PROBLEM DETAILS
Look below for the line with "Output the Python" and the line with "return 1 - (y - OFF) / H"; repeat exactly those two lines and all lines between them, but no pictures.

Code that draws figures
====

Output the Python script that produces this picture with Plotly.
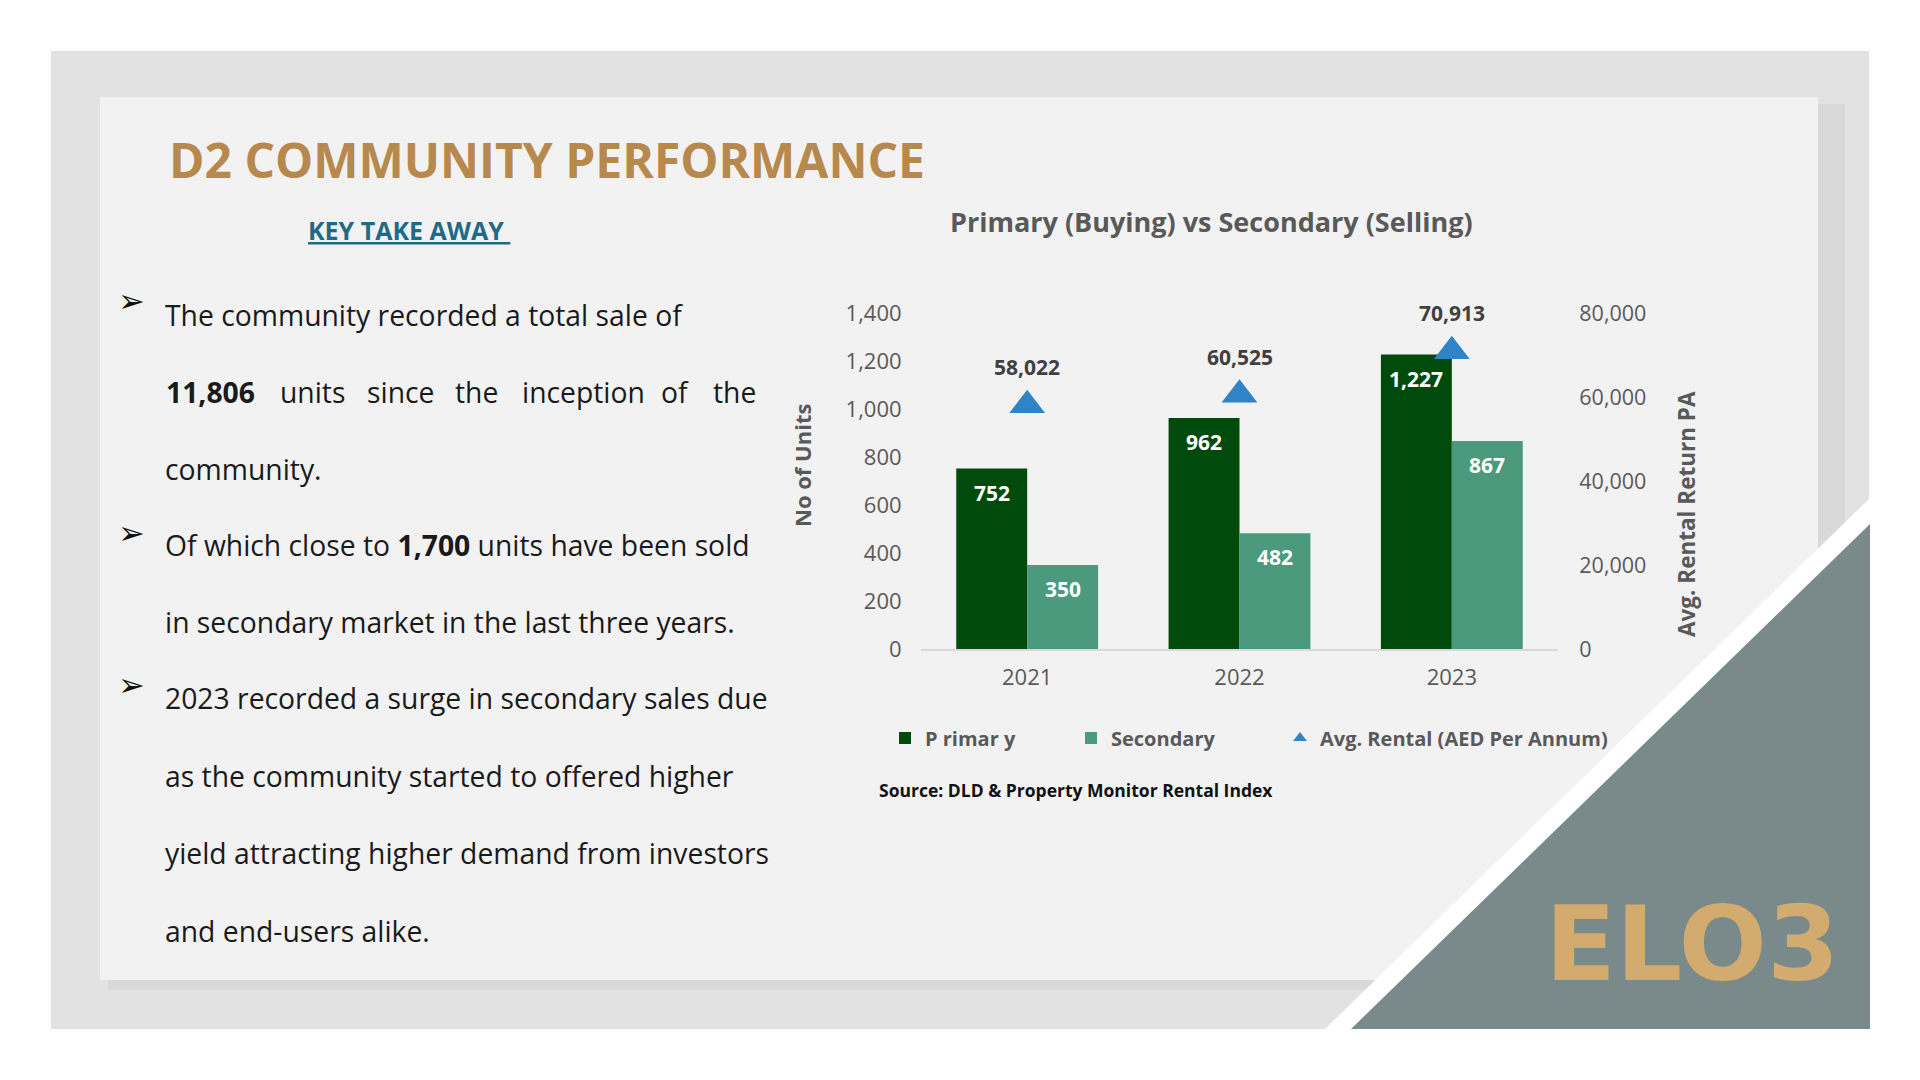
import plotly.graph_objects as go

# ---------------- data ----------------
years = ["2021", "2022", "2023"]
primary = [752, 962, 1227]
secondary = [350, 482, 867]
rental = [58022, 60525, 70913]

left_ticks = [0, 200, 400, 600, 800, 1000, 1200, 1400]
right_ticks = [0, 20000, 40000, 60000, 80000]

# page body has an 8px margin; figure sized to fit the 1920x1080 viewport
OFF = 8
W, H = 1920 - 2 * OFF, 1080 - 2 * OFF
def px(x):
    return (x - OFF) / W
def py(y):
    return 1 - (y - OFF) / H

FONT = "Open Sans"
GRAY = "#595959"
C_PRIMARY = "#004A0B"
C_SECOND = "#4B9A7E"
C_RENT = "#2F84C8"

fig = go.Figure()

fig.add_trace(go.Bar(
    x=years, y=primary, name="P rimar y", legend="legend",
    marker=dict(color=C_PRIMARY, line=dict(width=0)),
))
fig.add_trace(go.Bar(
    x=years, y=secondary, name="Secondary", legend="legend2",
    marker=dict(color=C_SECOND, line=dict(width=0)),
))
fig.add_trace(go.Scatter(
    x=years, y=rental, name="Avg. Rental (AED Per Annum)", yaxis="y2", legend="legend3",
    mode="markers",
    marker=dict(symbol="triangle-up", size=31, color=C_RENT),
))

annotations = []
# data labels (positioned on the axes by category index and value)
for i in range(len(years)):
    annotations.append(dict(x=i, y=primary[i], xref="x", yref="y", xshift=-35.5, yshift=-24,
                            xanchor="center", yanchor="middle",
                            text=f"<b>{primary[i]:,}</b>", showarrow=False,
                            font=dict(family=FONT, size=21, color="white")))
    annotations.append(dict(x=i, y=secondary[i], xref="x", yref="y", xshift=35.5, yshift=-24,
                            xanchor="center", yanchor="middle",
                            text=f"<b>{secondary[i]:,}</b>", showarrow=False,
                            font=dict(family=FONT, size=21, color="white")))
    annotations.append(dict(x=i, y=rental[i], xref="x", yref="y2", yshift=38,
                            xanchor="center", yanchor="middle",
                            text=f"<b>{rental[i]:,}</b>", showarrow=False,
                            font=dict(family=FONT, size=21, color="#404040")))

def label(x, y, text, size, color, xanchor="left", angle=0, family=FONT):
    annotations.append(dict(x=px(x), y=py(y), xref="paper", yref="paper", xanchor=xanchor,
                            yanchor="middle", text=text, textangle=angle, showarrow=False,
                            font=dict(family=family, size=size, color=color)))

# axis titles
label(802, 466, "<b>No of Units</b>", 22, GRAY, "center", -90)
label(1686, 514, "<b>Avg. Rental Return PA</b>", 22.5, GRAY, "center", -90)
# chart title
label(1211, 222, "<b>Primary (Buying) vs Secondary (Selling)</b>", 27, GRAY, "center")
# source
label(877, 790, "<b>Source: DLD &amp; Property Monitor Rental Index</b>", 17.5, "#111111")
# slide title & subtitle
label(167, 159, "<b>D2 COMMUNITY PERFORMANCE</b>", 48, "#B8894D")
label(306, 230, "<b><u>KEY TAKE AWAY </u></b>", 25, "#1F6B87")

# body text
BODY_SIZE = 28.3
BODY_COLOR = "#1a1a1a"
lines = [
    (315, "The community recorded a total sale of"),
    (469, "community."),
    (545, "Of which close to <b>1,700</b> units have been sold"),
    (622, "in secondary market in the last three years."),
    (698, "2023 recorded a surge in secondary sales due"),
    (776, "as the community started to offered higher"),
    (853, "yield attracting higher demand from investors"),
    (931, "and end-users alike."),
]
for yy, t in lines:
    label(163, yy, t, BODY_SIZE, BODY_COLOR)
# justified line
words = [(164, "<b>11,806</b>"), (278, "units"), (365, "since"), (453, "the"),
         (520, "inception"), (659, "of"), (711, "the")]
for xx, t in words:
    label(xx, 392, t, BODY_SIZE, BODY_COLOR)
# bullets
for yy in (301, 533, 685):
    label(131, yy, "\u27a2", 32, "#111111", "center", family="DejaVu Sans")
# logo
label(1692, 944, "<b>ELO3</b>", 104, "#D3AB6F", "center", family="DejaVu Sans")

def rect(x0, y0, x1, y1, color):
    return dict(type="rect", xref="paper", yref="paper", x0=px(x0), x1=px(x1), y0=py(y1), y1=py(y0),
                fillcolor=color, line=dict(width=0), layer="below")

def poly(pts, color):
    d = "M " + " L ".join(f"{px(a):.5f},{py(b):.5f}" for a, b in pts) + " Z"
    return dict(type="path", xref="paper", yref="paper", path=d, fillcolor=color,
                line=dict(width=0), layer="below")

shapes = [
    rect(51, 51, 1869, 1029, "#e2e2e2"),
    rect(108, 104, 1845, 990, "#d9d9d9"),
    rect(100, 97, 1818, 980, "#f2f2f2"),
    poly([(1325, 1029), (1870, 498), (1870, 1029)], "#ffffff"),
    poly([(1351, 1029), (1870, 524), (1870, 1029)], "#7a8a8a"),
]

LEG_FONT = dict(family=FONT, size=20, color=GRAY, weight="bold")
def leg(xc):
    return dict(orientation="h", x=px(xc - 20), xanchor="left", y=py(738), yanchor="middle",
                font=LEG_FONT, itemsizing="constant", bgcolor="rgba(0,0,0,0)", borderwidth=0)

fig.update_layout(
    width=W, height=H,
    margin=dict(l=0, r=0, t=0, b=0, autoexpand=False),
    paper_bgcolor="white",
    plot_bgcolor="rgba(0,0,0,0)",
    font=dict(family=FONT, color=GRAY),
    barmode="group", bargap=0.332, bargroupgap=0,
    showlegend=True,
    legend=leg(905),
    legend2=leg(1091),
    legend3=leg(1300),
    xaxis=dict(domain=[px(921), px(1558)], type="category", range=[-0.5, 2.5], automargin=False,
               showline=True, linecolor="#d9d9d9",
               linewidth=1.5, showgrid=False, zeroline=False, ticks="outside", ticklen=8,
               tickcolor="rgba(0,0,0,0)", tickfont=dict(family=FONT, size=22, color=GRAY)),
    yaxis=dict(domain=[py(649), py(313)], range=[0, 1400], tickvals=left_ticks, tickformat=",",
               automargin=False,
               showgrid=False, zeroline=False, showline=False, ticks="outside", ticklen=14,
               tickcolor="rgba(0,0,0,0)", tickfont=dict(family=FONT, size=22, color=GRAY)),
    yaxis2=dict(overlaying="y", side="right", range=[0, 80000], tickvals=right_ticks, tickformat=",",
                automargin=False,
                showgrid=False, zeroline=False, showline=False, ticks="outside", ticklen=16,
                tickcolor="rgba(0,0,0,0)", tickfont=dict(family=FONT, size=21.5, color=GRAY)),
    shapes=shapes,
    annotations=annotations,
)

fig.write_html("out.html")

====

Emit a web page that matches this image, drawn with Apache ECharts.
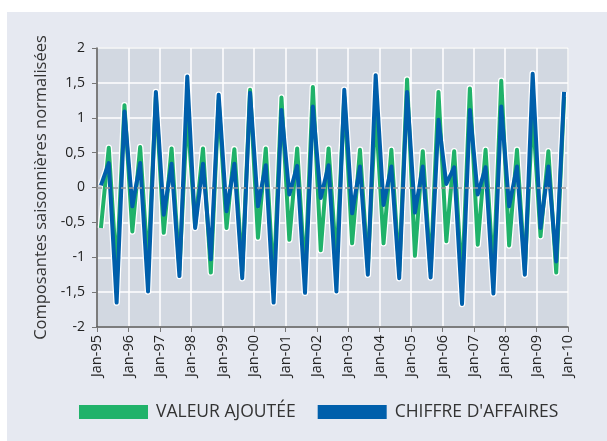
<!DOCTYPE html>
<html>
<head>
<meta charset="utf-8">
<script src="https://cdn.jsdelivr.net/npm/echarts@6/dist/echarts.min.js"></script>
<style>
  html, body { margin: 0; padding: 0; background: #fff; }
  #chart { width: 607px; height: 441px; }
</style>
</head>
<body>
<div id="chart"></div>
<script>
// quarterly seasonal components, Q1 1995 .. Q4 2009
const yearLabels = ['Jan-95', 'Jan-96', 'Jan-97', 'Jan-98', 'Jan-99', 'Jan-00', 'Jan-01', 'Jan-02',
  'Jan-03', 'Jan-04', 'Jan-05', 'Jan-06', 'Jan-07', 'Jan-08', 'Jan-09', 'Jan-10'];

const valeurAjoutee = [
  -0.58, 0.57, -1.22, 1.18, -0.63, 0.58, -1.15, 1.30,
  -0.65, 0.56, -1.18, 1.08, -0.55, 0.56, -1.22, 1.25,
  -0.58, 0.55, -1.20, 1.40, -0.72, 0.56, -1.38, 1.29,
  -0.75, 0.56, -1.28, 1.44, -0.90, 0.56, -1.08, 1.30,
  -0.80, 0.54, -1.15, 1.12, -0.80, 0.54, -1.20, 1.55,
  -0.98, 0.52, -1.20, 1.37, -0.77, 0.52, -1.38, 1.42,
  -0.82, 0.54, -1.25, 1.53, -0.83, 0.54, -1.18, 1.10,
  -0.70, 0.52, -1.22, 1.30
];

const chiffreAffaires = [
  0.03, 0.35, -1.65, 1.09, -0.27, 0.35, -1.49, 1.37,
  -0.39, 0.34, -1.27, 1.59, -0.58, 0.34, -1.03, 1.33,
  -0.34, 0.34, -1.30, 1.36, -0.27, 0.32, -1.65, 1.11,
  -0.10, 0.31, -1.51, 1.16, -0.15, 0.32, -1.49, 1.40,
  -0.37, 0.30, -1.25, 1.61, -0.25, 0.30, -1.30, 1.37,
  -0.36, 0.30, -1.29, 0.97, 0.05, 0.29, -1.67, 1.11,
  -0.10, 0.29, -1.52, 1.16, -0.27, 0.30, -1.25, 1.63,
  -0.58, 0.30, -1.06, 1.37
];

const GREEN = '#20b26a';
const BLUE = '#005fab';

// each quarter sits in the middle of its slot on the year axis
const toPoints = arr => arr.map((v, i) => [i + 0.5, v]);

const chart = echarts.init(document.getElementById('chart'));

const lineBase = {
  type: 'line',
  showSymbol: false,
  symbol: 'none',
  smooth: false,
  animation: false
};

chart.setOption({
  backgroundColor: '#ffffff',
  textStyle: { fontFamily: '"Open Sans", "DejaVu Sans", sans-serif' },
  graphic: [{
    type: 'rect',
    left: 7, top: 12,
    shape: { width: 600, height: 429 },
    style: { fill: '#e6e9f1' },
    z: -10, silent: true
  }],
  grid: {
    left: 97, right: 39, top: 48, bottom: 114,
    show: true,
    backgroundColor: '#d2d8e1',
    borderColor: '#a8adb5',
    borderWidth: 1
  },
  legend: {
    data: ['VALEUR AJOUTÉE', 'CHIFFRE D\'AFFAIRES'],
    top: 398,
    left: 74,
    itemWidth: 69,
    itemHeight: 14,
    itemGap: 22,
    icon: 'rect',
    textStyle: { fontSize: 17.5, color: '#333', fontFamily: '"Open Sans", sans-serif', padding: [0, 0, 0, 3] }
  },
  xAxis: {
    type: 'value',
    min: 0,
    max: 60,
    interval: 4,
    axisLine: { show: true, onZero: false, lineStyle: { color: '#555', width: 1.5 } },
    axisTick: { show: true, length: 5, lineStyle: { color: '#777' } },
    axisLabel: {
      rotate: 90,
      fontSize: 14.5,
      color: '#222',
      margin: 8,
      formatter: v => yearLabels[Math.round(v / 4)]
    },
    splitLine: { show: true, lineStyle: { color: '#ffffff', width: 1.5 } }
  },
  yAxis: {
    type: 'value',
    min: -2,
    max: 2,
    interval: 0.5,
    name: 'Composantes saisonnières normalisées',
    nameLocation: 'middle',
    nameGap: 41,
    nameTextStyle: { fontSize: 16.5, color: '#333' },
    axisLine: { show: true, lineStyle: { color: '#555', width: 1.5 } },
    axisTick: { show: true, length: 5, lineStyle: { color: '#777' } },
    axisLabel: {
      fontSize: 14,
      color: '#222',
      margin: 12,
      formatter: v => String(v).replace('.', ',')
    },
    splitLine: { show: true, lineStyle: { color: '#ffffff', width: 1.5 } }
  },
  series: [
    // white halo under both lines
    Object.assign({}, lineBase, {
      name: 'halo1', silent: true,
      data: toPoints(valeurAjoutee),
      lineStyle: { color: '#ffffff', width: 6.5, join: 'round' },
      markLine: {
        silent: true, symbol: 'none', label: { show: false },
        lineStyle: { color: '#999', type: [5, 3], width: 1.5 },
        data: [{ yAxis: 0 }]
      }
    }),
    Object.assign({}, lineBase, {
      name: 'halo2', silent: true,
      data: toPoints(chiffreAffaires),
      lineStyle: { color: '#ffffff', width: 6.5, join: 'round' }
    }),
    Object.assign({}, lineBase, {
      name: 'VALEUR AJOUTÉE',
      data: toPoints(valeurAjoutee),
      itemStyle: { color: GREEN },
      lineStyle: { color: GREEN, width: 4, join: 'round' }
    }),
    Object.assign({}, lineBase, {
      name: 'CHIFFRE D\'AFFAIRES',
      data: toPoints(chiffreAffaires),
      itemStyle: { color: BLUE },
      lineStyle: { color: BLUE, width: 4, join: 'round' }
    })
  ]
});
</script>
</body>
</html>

====

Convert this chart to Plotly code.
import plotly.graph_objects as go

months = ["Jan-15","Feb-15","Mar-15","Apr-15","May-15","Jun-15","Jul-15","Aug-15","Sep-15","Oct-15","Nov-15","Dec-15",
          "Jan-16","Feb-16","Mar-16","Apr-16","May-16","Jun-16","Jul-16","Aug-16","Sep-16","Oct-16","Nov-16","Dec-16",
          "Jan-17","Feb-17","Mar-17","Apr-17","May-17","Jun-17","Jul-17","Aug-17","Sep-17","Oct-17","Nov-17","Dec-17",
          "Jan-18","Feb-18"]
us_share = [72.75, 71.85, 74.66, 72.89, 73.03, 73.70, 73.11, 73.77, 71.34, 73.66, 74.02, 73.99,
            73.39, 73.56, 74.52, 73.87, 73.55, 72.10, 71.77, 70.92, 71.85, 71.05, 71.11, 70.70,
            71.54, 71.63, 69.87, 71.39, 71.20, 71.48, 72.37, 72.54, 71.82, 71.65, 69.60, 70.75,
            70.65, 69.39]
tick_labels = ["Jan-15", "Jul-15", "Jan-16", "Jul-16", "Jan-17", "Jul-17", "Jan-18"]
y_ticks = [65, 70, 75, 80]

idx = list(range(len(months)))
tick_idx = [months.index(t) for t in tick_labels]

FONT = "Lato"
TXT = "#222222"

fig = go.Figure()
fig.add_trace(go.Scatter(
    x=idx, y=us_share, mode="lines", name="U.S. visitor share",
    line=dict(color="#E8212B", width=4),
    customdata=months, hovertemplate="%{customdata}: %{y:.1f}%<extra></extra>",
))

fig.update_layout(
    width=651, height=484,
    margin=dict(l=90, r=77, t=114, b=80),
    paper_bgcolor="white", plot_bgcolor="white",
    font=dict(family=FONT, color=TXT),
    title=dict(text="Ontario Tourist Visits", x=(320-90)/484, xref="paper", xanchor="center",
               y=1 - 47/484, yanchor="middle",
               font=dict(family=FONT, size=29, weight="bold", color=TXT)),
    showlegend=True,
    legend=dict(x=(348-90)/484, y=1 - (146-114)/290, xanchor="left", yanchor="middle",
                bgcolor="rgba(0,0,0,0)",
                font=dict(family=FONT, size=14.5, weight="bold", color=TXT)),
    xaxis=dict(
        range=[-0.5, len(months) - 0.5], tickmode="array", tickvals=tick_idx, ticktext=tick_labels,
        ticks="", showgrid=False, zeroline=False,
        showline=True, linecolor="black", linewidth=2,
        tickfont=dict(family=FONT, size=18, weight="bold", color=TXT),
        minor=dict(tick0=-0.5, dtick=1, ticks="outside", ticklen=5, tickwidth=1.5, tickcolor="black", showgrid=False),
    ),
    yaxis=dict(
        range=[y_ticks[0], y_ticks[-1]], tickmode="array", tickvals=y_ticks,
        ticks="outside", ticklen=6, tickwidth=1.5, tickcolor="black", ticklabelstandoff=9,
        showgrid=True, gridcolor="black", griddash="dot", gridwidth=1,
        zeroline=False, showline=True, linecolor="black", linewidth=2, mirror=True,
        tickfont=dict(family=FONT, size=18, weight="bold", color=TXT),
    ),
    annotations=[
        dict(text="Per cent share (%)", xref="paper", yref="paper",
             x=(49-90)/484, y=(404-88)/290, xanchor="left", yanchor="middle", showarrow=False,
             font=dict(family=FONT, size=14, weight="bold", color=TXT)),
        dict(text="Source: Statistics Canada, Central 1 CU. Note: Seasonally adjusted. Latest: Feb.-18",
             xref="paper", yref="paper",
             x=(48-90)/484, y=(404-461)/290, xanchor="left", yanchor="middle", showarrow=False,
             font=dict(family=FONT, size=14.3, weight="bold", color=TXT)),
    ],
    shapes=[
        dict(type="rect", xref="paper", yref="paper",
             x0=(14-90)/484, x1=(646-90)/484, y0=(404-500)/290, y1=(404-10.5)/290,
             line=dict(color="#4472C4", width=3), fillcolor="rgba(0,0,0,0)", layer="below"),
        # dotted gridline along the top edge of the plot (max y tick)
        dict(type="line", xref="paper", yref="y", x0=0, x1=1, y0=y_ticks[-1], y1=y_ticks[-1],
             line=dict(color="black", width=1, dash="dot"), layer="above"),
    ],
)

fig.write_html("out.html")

====

WRITTEN RESPONSE
Output the Python script that produces this picture with Plotly.
import plotly.graph_objects as go

# ---------------- data ----------------
years = ["2021", "2022", "2023"]
primary = [752, 962, 1227]
secondary = [350, 482, 867]
rental = [58022, 60525, 70913]

left_ticks = [0, 200, 400, 600, 800, 1000, 1200, 1400]
right_ticks = [0, 20000, 40000, 60000, 80000]

# page body has an 8px margin; figure sized to fit the 1920x1080 viewport
OFF = 8
W, H = 1920 - 2 * OFF, 1080 - 2 * OFF
def px(x):
    return (x - OFF) / W
def py(y):
    return 1 - (y - OFF) / H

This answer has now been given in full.